Mapping the Mind
Paula Scher, Jim Kempner Fine Art, NYC

Maps provide useful data. They point you towards any destination you may desire. However, rarely are maps frenetic with energy and subjectivity, but the artist and designer Paula Scher might change your mind with her latest exhibition. Entitled The Art of Map Design, and presented by Jim Kempner Fine Art in New York, Scher manages to surprise by inverting the requirements of a map. Rather than orderly geography, Scher has created prints that feel like a sensory jolt filled with movement and color.
As a child, Scher developed her interest in maps because of her father, who happened to be a civil engineer. Over the past decade she created this body of work, some of which were completed as recently as this year. Each piece, as you may guess, is a map depicting various metropolises or even the world. Often times trade routes, cities, or transportation systems will guide her process and provide unique compositional structures, but all of these maps share a distinct visual vocabulary. They are brightly colored, text is scrawled over the entire surface, and this text causes a rippling, lyrical movement across the surface of these works. There is also hand-drawn quality, which is another sign that precision isn’t the goal here.
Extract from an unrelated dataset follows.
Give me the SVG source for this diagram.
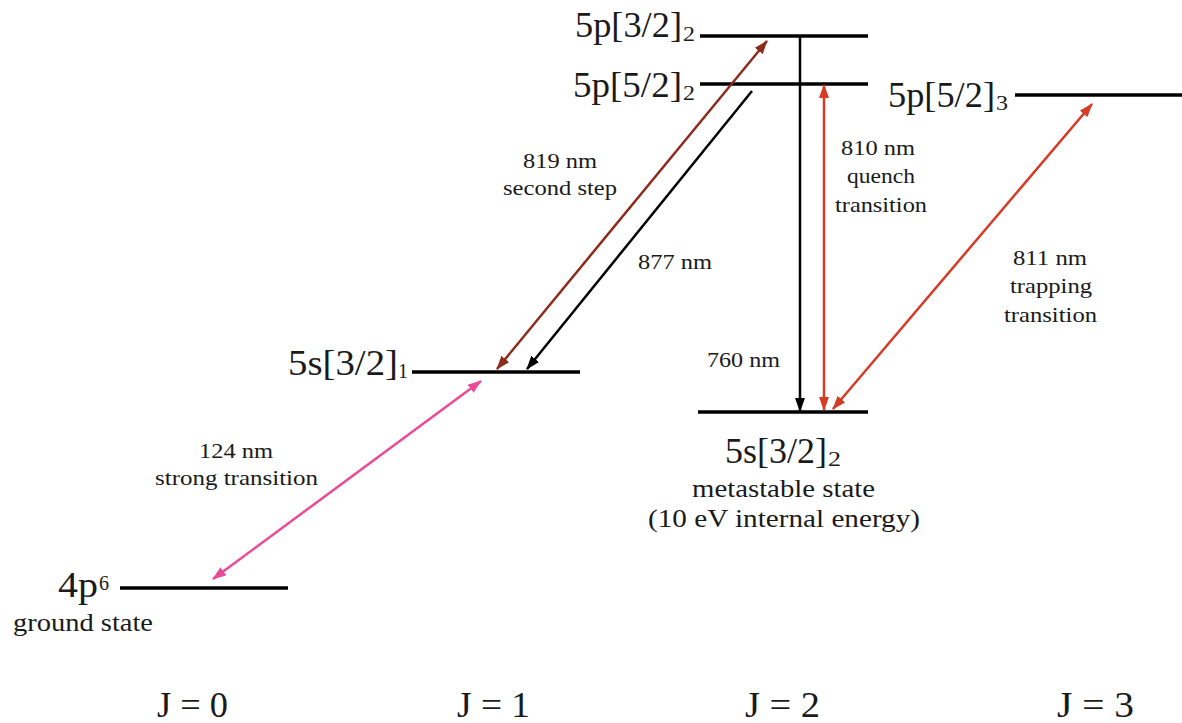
<svg xmlns="http://www.w3.org/2000/svg" width="1182" height="723" viewBox="0 0 1182 723">
<style>
.lvl{stroke:#000;stroke-width:3.5;fill:none}
.t{font-family:'Liberation Serif',Tinos,'Times New Roman','Nimbus Roman',serif;fill:#1a1a1a}
.big{font-size:35px}
.sub{font-size:20px}
.sm{font-size:21px}
.md{font-size:25px}
.j{font-size:36px}
.ar{fill:none;stroke-width:2.5}
</style>
<defs>
<marker id="mBlack" viewBox="0 0 14 10" refX="13" refY="5" markerWidth="14" markerHeight="10" markerUnits="userSpaceOnUse" orient="auto-start-reverse"><path d="M0,0 L14,5 L0,10 z" fill="#000"/></marker>
<marker id="mDark" viewBox="0 0 14 10" refX="13" refY="5" markerWidth="14" markerHeight="10" markerUnits="userSpaceOnUse" orient="auto-start-reverse"><path d="M0,0 L14,5 L0,10 z" fill="#8e2a1b"/></marker>
<marker id="mRed" viewBox="0 0 14 10" refX="13" refY="5" markerWidth="14" markerHeight="10" markerUnits="userSpaceOnUse" orient="auto-start-reverse"><path d="M0,0 L14,5 L0,10 z" fill="#d63b25"/></marker>
<marker id="mPink" viewBox="0 0 14 10" refX="13" refY="5" markerWidth="14" markerHeight="10" markerUnits="userSpaceOnUse" orient="auto-start-reverse"><path d="M0,0 L14,5 L0,10 z" fill="#ea4a98"/></marker>
</defs>
<rect width="1182" height="723" fill="#fff"/>

<g id="level-5p32-2">
<line class="lvl" x1="700" y1="36" x2="868" y2="36"/>
<text class="t big" x="575" y="37" textLength="107" lengthAdjust="spacingAndGlyphs">5p[3/2]</text>
<text class="t sub" x="683" y="41" textLength="12" lengthAdjust="spacingAndGlyphs">2</text>
</g>
<g id="level-5p52-2">
<line class="lvl" x1="700" y1="84" x2="868" y2="84"/>
<text class="t big" x="573" y="97" textLength="109" lengthAdjust="spacingAndGlyphs">5p[5/2]</text>
<text class="t sub" x="683" y="100" textLength="12" lengthAdjust="spacingAndGlyphs">2</text>
</g>
<g id="level-5p52-3">
<line class="lvl" x1="1015" y1="95" x2="1182" y2="95"/>
<text class="t big" x="888" y="107" textLength="107" lengthAdjust="spacingAndGlyphs">5p[5/2]</text>
<text class="t sub" x="996" y="110" textLength="12" lengthAdjust="spacingAndGlyphs">3</text>
</g>
<g id="level-5s32-1">
<line class="lvl" x1="412" y1="372" x2="580" y2="372"/>
<text class="t big" x="288" y="375" textLength="110" lengthAdjust="spacingAndGlyphs">5s[3/2]</text>
<text class="t sub" x="398" y="378">1</text>
</g>
<g id="level-5s32-2">
<line class="lvl" x1="698" y1="412" x2="868" y2="412"/>
<text class="t big" x="725" y="463" textLength="102" lengthAdjust="spacingAndGlyphs">5s[3/2]</text>
<text class="t sub" x="828" y="466" textLength="13" lengthAdjust="spacingAndGlyphs">2</text>
<text class="t md" x="692" y="497" textLength="183" lengthAdjust="spacingAndGlyphs">metastable state</text>
<text class="t md" x="648" y="527" textLength="272" lengthAdjust="spacingAndGlyphs">(10 eV internal energy)</text>
</g>
<g id="level-4p6">
<line class="lvl" x1="120" y1="588" x2="288" y2="588"/>
<text class="t big" x="58" y="597" textLength="40" lengthAdjust="spacingAndGlyphs">4p</text>
<text class="t sub" x="99" y="590">6</text>
<text class="t md" x="13" y="631" textLength="140" lengthAdjust="spacingAndGlyphs">ground state</text>
</g>

<g id="connectors">
<line class="ar" stroke="#8e2a1b" x1="497" y1="369" x2="767" y2="41" marker-start="url(#mDark)" marker-end="url(#mDark)"/>
<line class="ar" stroke="#000" x1="752" y1="91" x2="527" y2="369" marker-end="url(#mBlack)"/>
<line class="ar" stroke="#000" x1="800" y1="36" x2="800" y2="411" marker-end="url(#mBlack)"/>
<line class="ar" stroke="#d63b25" x1="824" y1="85" x2="824" y2="410" marker-start="url(#mRed)" marker-end="url(#mRed)"/>
<line class="ar" stroke="#d63b25" x1="833" y1="409" x2="1092" y2="104" marker-start="url(#mRed)" marker-end="url(#mRed)"/>
<line class="ar" stroke="#ea4a98" x1="213" y1="579" x2="481" y2="381" marker-start="url(#mPink)" marker-end="url(#mPink)"/>
</g>

<g id="labels">
<text class="t sm" x="523" y="168" textLength="74" lengthAdjust="spacingAndGlyphs">819 nm</text>
<text class="t sm" x="503" y="195" textLength="114" lengthAdjust="spacingAndGlyphs">second step</text>
<text class="t sm" x="638" y="269" textLength="74" lengthAdjust="spacingAndGlyphs">877 nm</text>
<text class="t sm" x="707" y="367" textLength="73" lengthAdjust="spacingAndGlyphs">760 nm</text>
<text class="t sm" x="841" y="155" textLength="74" lengthAdjust="spacingAndGlyphs">810 nm</text>
<text class="t sm" x="847" y="183" textLength="68" lengthAdjust="spacingAndGlyphs">quench</text>
<text class="t sm" x="835" y="212" textLength="92" lengthAdjust="spacingAndGlyphs">transition</text>
<text class="t sm" x="1013" y="265" textLength="74" lengthAdjust="spacingAndGlyphs">811 nm</text>
<text class="t sm" x="1010" y="293" textLength="82" lengthAdjust="spacingAndGlyphs">trapping</text>
<text class="t sm" x="1004" y="322" textLength="93" lengthAdjust="spacingAndGlyphs">transition</text>
<text class="t sm" x="199" y="458" textLength="74" lengthAdjust="spacingAndGlyphs">124 nm</text>
<text class="t sm" x="155" y="485" textLength="163" lengthAdjust="spacingAndGlyphs">strong transition</text>
</g>

<g id="j-axis">
<text class="t j" x="157" y="717" textLength="71" lengthAdjust="spacingAndGlyphs">J = 0</text>
<text class="t j" x="457" y="717" textLength="73" lengthAdjust="spacingAndGlyphs">J = 1</text>
<text class="t j" x="745" y="717" textLength="75" lengthAdjust="spacingAndGlyphs">J = 2</text>
<text class="t j" x="1057" y="717" textLength="77" lengthAdjust="spacingAndGlyphs">J = 3</text>
</g>
</svg>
So what do these maps do if they’re not accurate? Scher instead puts forward an excess of information and data. Some of these routes and locales were gleaned from personal knowledge, some from research, and some from media sources. Rather than an encyclopedic depiction of a city or region, these maps are amalgamations of memory and culture. Instead of something that is designed for any person to navigate their city or world, they are products created by and for an individual’s experiences. They may not function as a traditional map, but they are a fascinating as reflections of the artist and our global community at large.